Two years ago I bribed my son into going to Scouts – yes that’s right I paid him £2.
I’d spent months badgering him to go and he flatly refused so my only option was cold hard cash.
Predictably after just one session he loved it and within two weeks he was setting off on his first camp.
So what can this 100 year old organisation offer children of today who have never lived in a world without Google and take iPhones for granted.
The appointment of Bear Grylls as Chief Scout ten years ago changed many people’s perception of scouting.
Gone was the image of little boys in smart uniforms doing good deeds and in came adventure, excitement and the chance to learn life skills, for girls and boys.
And that is exactly what Harry has found, in just 24 months he has learnt survival skills, knife skills, how to start a fire, cooking, public speaking and first aid.

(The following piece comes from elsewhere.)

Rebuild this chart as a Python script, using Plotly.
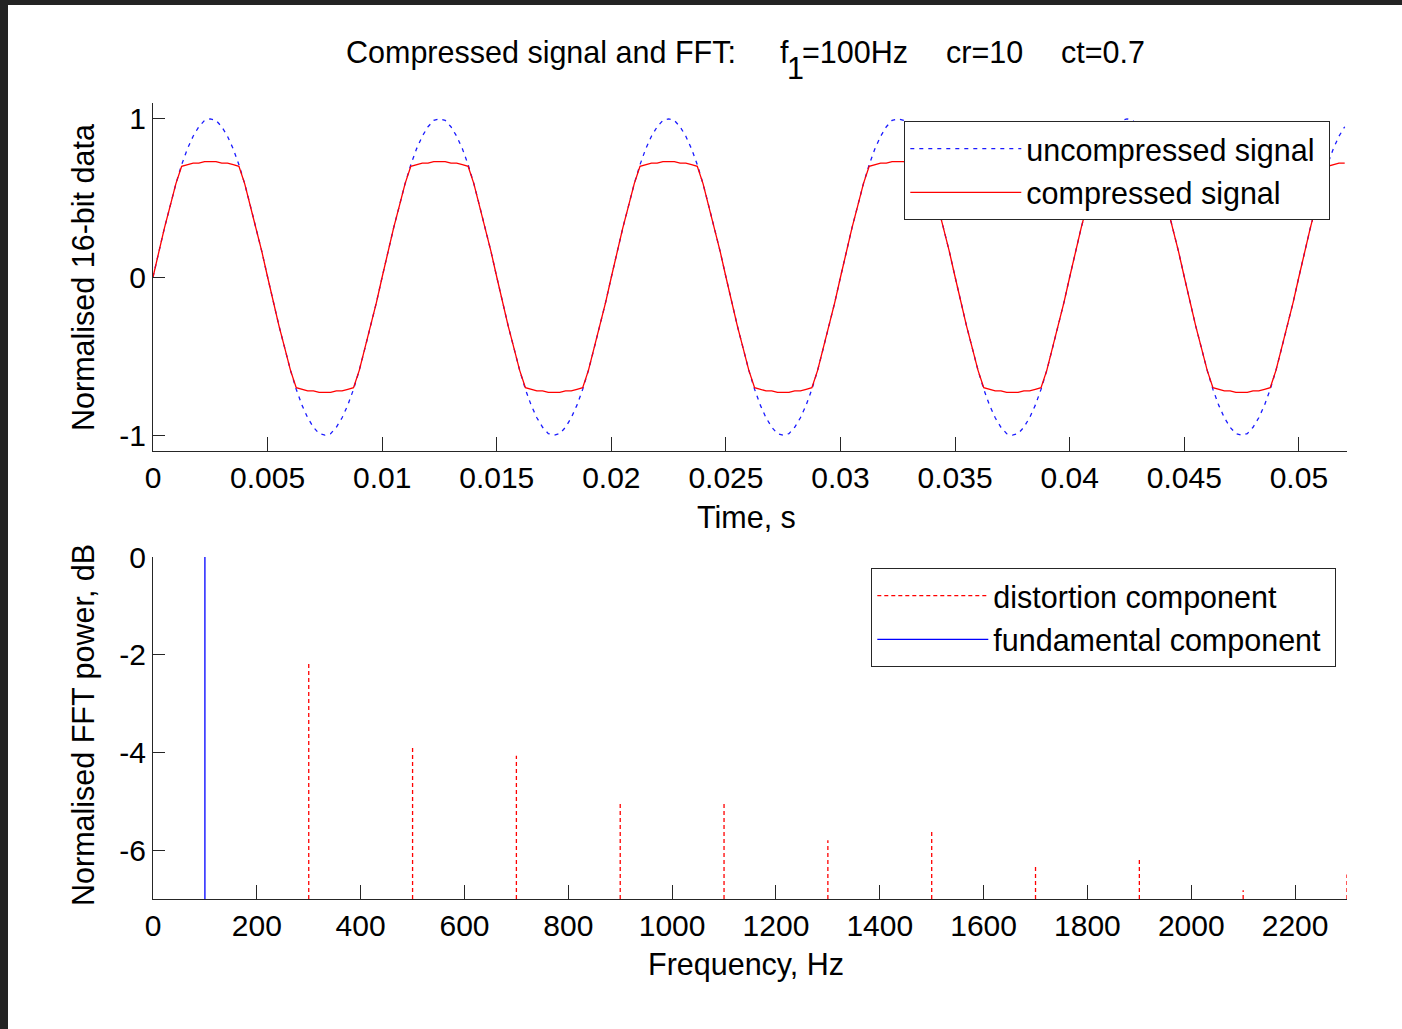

He’s tried climbing, archery, crossbow, fencing, shooting and sailing and don’t get me started on how thrilled I was when he came home having done sewing and ironing.
As well as the more practical skills he has also learnt resilience, problems solving, using initiative, communications, leadership and understanding social responsibility.
He camped out in the cold Yorkshire winter, not for the faint-hearted, and this summer took part in an expedition camp where he was dropped on the Moors and had to find his way to a base-camp some 10 miles away.

This is the child who will happily spend hours on Fortnite and usually has a phone permanently attached to his hand.
This hasn’t changed, but pluck him out of his bedroom and into a field where he can run, climb, get filthy and try new things something happens.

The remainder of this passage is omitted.